Continuing our series on Sumo 101, giving newbies to the sport the chance to learn everything they can about the world of sumo in preparation of the upcoming basho starting on January 8th 2012! Enjoy!
Basho or tournaments are conducted over a period of 15 days with each rikishi facing a different opponent each day. The goal of each rikishi is to obviously win the whole basho by scoring the most wins or achieving whats called a Yusho. There is a constellation prize though for those rikishi who can not win the Yusho but have a good record over the course of the 15 days. If a rikishi can at least score a winning record (that’s a minimum of 8 wins and is called a kachikoshi), he is guaranteed to NOT slide down the banzuke rankings (see next post for more info on the banzuke). If a rikishi can NOT score kachikoshi he ends the tournament with a losing record or a makekoshi and will slide down the banzuke. Therefore if a young rikishi can score a kachikoshi its been a good basho veen if he didn’t win the whole basho. This grueling contest can wear down the best rikishi and its very common to have a rikishi bow out during a tournament due to injury or to save face if he is facing makekoshi. There are six bashos per year, one every other month, with three of them taking place in Tokyo at the legendary Ryokukigan and the other three taking place in Osaka, Kyoto and Nagoya.
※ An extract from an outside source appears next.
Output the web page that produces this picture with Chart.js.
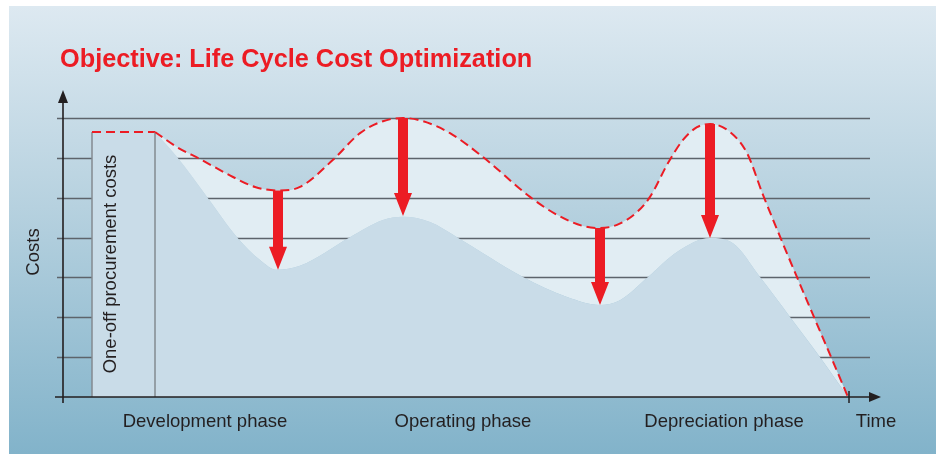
<!DOCTYPE html>
<html>
<head>
<meta charset="utf-8">
<script src="https://cdn.jsdelivr.net/npm/chart.js@4"></script>
<style>
  html, body { margin: 0; padding: 0; background: #ffffff; }
  #wrap { width: 936px; height: 454px; }
</style>
</head>
<body>
<div id="wrap"><canvas id="c" width="936" height="454"></canvas></div>
<script>
// ---- data ----
const chartTitle = 'Objective: Life Cycle Cost Optimization';
const yAxisTitle = 'Costs';
const xAxisTitle = 'Time';
const procurementLabel = 'One-off procurement costs';

// running costs before optimization (dashed red)
const beforeTime = [92, 114, 137, 170, 192, 215, 237, 270, 297, 320, 340, 360, 387, 420, 467, 494, 520, 537, 554, 574, 587, 605, 620, 634, 647, 667, 684, 700, 785];
const beforeCost = [6.65, 6.27, 5.97, 5.52, 5.27, 5.18, 5.27, 5.95, 6.62, 6.92, 7.00, 6.92, 6.62, 6.02, 5.02, 4.57, 4.29, 4.24, 4.32, 4.64, 5.02, 5.87, 6.45, 6.77, 6.85, 6.65, 6.12, 5.07, 0];

// running costs after optimization
const afterTime = [92, 114, 144, 174, 197, 214, 237, 287, 320, 340, 367, 394, 460, 504, 537, 557, 585, 614, 647, 670, 697, 727, 757, 785];
const afterCost = [6.65, 6.02, 5.02, 4.01, 3.44, 3.19, 3.29, 4.01, 4.44, 4.52, 4.39, 4.01, 3.01, 2.51, 2.31, 2.43, 3.01, 3.64, 3.99, 3.86, 3.01, 2.01, 1.00, 0];

// one-off procurement block
const procurementTime = [29, 29, 92, 92];
const procurementCost = [0, 6.65, 6.65, 0];

// reduction arrows
const arrowTime = [215, 340, 537, 647];
const arrowFrom = [5.18, 7.00, 4.24, 6.85];
const arrowTo   = [3.19, 4.54, 2.31, 3.99];

// grid levels and phase labels
const gridLevels = [1, 2, 3, 4, 5, 6, 7];
const phaseLabels = ['Development phase', 'Operating phase', 'Depreciation phase'];
const phaseTime = [142, 400, 661];
const timeEnd = 785;

const pts = (xs, ys) => xs.map((x, i) => ({ x: x, y: ys[i] }));

const RED = '#ec1c24';
const GREY = '#838a90';
const FONT = '"Liberation Sans", Arial, Helvetica, sans-serif';

const decorPlugin = {
  id: 'decor',
  beforeDraw(chart) {
    const ctx = chart.ctx;
    ctx.save();
    ctx.fillStyle = '#ffffff';
    ctx.fillRect(0, 0, chart.width, chart.height);
    const g = ctx.createLinearGradient(0, 6, 0, chart.height);
    g.addColorStop(0, '#dde9f1');
    g.addColorStop(0.45, '#b6d1df');
    g.addColorStop(1, '#82b3ca');
    ctx.fillStyle = g;
    ctx.fillRect(9, 6, chart.width - 9, chart.height - 6);
    ctx.restore();
  },
  afterDatasetDraw(chart, args) {
    if (args.index !== 3) return;
    const ctx = chart.ctx, xs = chart.scales.x, ys = chart.scales.y;
    ctx.save();
    ctx.strokeStyle = '#5d646b';
    ctx.lineWidth = 1.3;
    const x0 = xs.getPixelForValue(0) - 6, x1 = xs.getPixelForValue(807);
    gridLevels.forEach(v => {
      const y = Math.round(ys.getPixelForValue(v)) + 0.5;
      ctx.beginPath(); ctx.moveTo(x0, y); ctx.lineTo(x1, y); ctx.stroke();
    });
    ctx.restore();
  },
  afterDatasetsDraw(chart) {
    const ctx = chart.ctx, xs = chart.scales.x, ys = chart.scales.y;
    ctx.save();
    // arrows
    ctx.fillStyle = RED;
    arrowTime.forEach((t, i) => {
      const x = xs.getPixelForValue(t);
      const yA = ys.getPixelForValue(arrowFrom[i]);
      const yB = ys.getPixelForValue(arrowTo[i]);
      const hl = 23, hw = 9, sw = 5;
      ctx.beginPath();
      ctx.moveTo(x - sw, yA);
      ctx.lineTo(x + sw, yA);
      ctx.lineTo(x + sw, yB - hl);
      ctx.lineTo(x + hw, yB - hl);
      ctx.lineTo(x, yB);
      ctx.lineTo(x - hw, yB - hl);
      ctx.lineTo(x - sw, yB - hl);
      ctx.closePath();
      ctx.fill();
    });
    // axes
    const ax = xs.getPixelForValue(0);
    const ay = ys.getPixelForValue(0);
    ctx.strokeStyle = '#231f20';
    ctx.fillStyle = '#231f20';
    ctx.lineWidth = 1.6;
    ctx.beginPath();
    ctx.moveTo(ax - 8, ay); ctx.lineTo(xs.getPixelForValue(807) + 2, ay);
    ctx.moveTo(ax, ay + 6); ctx.lineTo(ax, ys.getPixelForValue(7) - 18);
    ctx.stroke();
    // y arrow head
    const topY = ys.getPixelForValue(7) - 28;
    ctx.beginPath();
    ctx.moveTo(ax, topY); ctx.lineTo(ax + 5, topY + 13); ctx.lineTo(ax - 5, topY + 13); ctx.closePath(); ctx.fill();
    // x arrow head
    const rx = xs.getPixelForValue(807) + 11;
    ctx.beginPath();
    ctx.moveTo(rx, ay); ctx.lineTo(rx - 12, ay - 5); ctx.lineTo(rx - 12, ay + 5); ctx.closePath(); ctx.fill();
    // end tick
    const ex = xs.getPixelForValue(timeEnd) + 1;
    ctx.lineWidth = 1.5;
    ctx.beginPath(); ctx.moveTo(ex, ay - 6); ctx.lineTo(ex, ay + 6); ctx.stroke();
    ctx.restore();
  },
  afterDraw(chart) {
    const ctx = chart.ctx, xs = chart.scales.x;
    ctx.save();
    // title
    ctx.fillStyle = '#ec1c24';
    ctx.font = 'bold 25.3px ' + FONT;
    ctx.textAlign = 'left';
    ctx.textBaseline = 'alphabetic';
    ctx.fillText(chartTitle, 60, 67);
    // phase labels
    ctx.fillStyle = '#231f20';
    ctx.font = '18.5px ' + FONT;
    ctx.textAlign = 'center';
    phaseLabels.forEach((l, i) => ctx.fillText(l, xs.getPixelForValue(phaseTime[i]), 427));
    ctx.fillText(xAxisTitle, xs.getPixelForValue(813), 427);
    // y title
    ctx.save();
    ctx.translate(39, 252);
    ctx.rotate(-Math.PI / 2);
    ctx.fillText(yAxisTitle, 0, 0);
    ctx.restore();
    // procurement label
    ctx.save();
    const px = (xs.getPixelForValue(procurementTime[0]) + xs.getPixelForValue(procurementTime[2])) / 2;
    ctx.translate(px - 7.5, 264);
    ctx.rotate(-Math.PI / 2);
    ctx.fillText(procurementLabel, 0, 0);
    ctx.restore();
    ctx.restore();
  }
};

new Chart(document.getElementById('c'), {
  type: 'line',
  data: {
    datasets: [
      {
        label: 'Costs before optimization',
        data: pts(beforeTime, beforeCost),
        borderColor: RED,
        borderWidth: 2,
        borderDash: [9, 5],
        fill: false,
        pointRadius: 0,
        cubicInterpolationMode: 'monotone',
        clip: false
      },
      {
        label: 'One-off procurement costs',
        data: pts(procurementTime, procurementCost),
        borderColor: GREY,
        borderWidth: 1.5,
        backgroundColor: '#c9dce8',
        fill: 'origin',
        pointRadius: 0,
        tension: 0,
        clip: false,
        segment: {
          borderColor: c => (c.p0DataIndex === 1 ? RED : GREY),
          borderDash: c => (c.p0DataIndex === 1 ? [9, 5] : []),
          borderWidth: c => (c.p0DataIndex === 1 ? 2 : 1.5)
        }
      },
      {
        label: 'Costs after optimization',
        data: pts(afterTime, afterCost),
        borderWidth: 0,
        borderColor: 'rgba(0,0,0,0)',
        backgroundColor: '#c9dce8',
        fill: 'origin',
        pointRadius: 0,
        cubicInterpolationMode: 'monotone',
        clip: false
      },
      {
        label: 'Savings',
        data: pts(beforeTime, beforeCost),
        borderWidth: 0,
        borderColor: 'rgba(0,0,0,0)',
        backgroundColor: '#e1edf3',
        fill: 2,
        pointRadius: 0,
        cubicInterpolationMode: 'monotone',
        clip: false
      }
    ]
  },
  options: {
    responsive: false,
    animation: false,
    devicePixelRatio: 1,
    events: [],
    layout: { padding: { left: 63, right: 66, top: 118, bottom: 57 } },
    scales: {
      x: { type: 'linear', min: 0, max: 807, display: false },
      y: { type: 'linear', min: 0, max: 7, display: false }
    },
    plugins: {
      legend: { display: false },
      tooltip: { enabled: false },
      title: { display: false }
    }
  },
  plugins: [decorPlugin]
});
</script>
</body>
</html>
After a winner is chosen by the gyoji, it is his job to also hand the winning rikishi any prize money or Kensho they earned from winning the match. This prize money is provided by sponsors who sponsor the individual sumo match, kinda like how sponsors here in the states will sponsor sporting teams or events. Usually it’s the top ranked fighters that get the sponsors and of course the Yokozuna match will get the most. There are some popular rikishi like Takamisakari who always gets sponsors for his matches regardless of where he ranks, as long as he is in the Makuuchi ranks which we will discuss at a later time (this also makes him a very popular rikishi to fight because the winner of the match gets the prize money NOT the popular fighter). Before each sponsored match begins the sponsor’s name is paraded around the ring on a banner and their name is announced on the speaker as well. Some matches will have one lonely banner paraded around while a really popular Yokozuna can have anywhere from two to three trains of banners parading around the dohyo (with anywhere from 15 to 20 banners per train!) The minimal sponsorship is about $550 which means a top ranked Yokozuna or rikishi who beats the Yokozuna, could win anywhere from $10k to $20k per match! There are fifteen matches per tournament so a really successful Yokozuna could easily see a $200k payout just in kensho ALONE!
There are three prizes (or sansho) that are usually given out after the end of a Basho. In order to earn one of the sansho a rikishi must be ranked in the Maegashira (below Ozeki) and have a winning record (kachikoshi). The award is decided by the Sumo Association and press members covering the basho. The sansho do NOT have to be awarded every basho, especially if any rikishi has not earned the award, and rikishis can win more than one sansho in a basho (with some winning all three in one basho, though its only happened five times in the history of sumo). Also multiple rikishis can win the same sansho in the same basho. Each sansho comes along with a 2 million yen prize (equivalent to $20,000).
The Shukun sho (or outstanding performance award) is usually given to the rikishi who has defeated the Yokozuna or the winner of the basho. If neither of these happens (say the Yokozuna wins the basho undefeated) then the award will NOT be awarded.
The Gino-sho (or technique prize) is awarded to the rikishi that has displayed the best techniques during the basho. It is the prize most sought after by the rikishis and is the rarest to be awarded of the sansho (one time it was not awarded for five straight bashos).
The Kanto-sho (or Fighting Spirit Award) is awarded to the rikishi who showed the best spirit during the basho.